Read more: Zambia’s annual inflation slows to 14.1% in June 2025, trade surplus hits K1.5 billion

She stated that: “This development was attributed to price movements in both food and non-food items.”

She said food inflation dropped to 15.3 percent in July from 16.7 percent in June, largely due to price changes in items such as cereals (including mealie meal, maize, samp, and rice), vegetables, fruits, chicken, butter, and cooking oil.

Non-food inflation also declined, falling to 9.7 percent from 10.3 percent in June.

Mudenda attributed this to lower prices in motor vehicles, passenger air transport, household appliances, fuel, and paraffin.

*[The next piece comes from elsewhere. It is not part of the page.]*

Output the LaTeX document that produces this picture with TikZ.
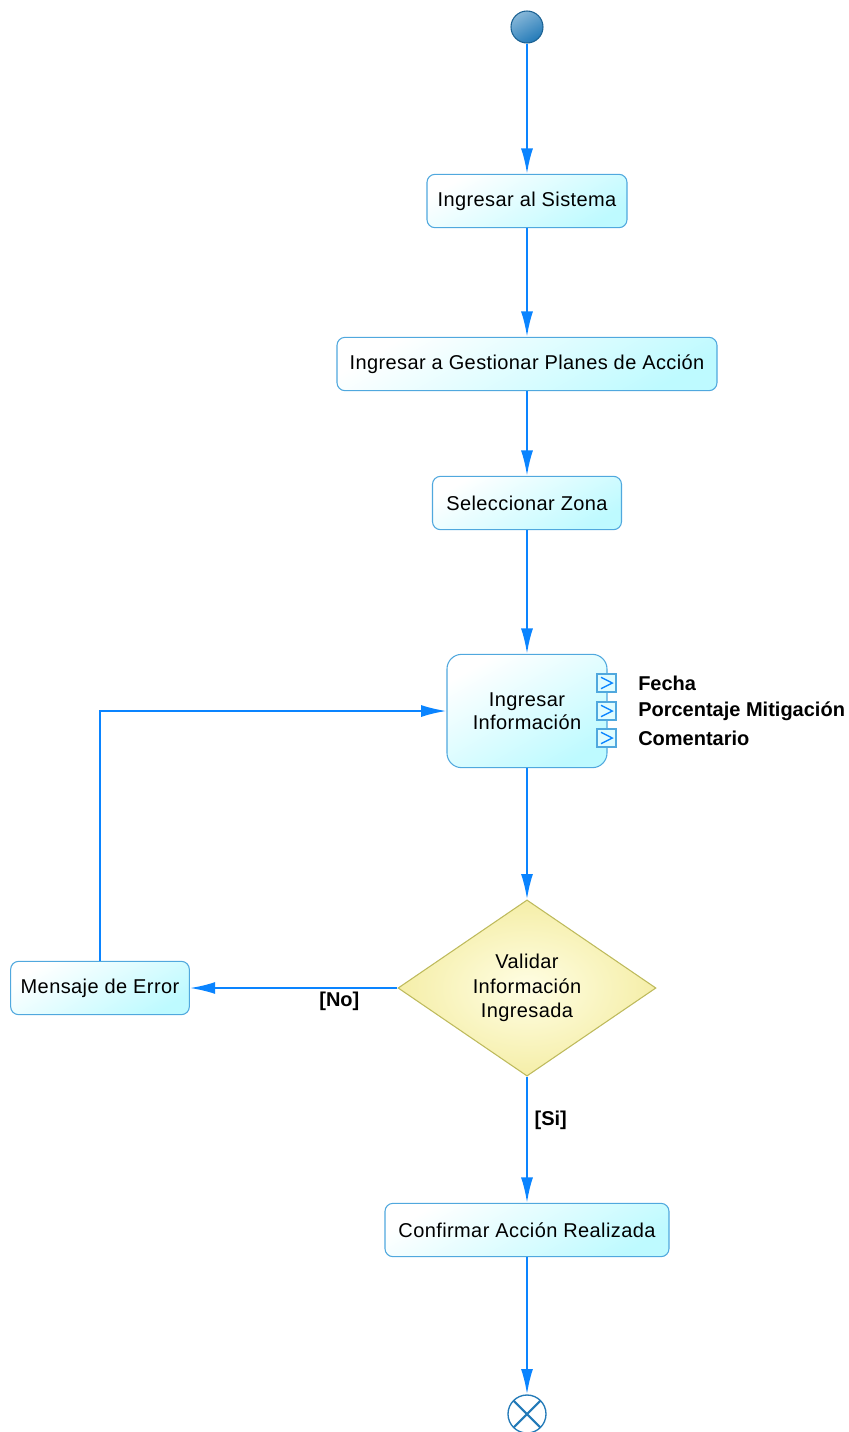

At the provincial level, she said the highest annual inflation was recorded in Western Province at 17.6 percent, an increase from 16.7 percent in June.

Mudenda noted that other provinces like Central, Copperbelt, Eastern, Luapula, Lusaka, Northern, North-Western and Southern recorded decreases.

Lusaka Province contributed the highest to the overall national inflation rate at 4.1 percentage points, followed by the Copperbelt at 2.8 percentage points.

On a monthly basis, inflation for July stood at 0.3 percent, down from 0.4 percent in June, driven by marginal increases in food prices.

In contrast, non-food prices declined by 0.3 percent compared to a 0.2 percent drop in the previous month.

Meanwhile, cumulative trade for the first half of 2025 rose to K322.2 billion, up 22.1 percent from K263.9 billion during the same period last year.

Exports between January and June 2025 stood at K158.8 billion, with road transport accounting for K151.6 billion, representing 95.5 percent of total export value. Air and rail accounted for 2.6 percent and 0.5 percent, respectively.

Imports during the same period amounted to K163.4 billion. Road transport remained the dominant mode at 51.1 percent, followed by air at 5.9 percent and rail at 0.6 percent.

However, the country recorded a trade deficit of K5.3 billion in June 2025, reversing a surplus of K1.5 billion recorded in May.

“The decline in exports was mainly due to reductions in earnings from intermediate goods by 32.5 percent, consumer goods by 12.1 percent, and raw materials by 4.5 percent,” said Mudenda.

She said that: “Imports also dropped by 6.1 percent, mainly driven by decreases in consumer, capital and raw material goods.”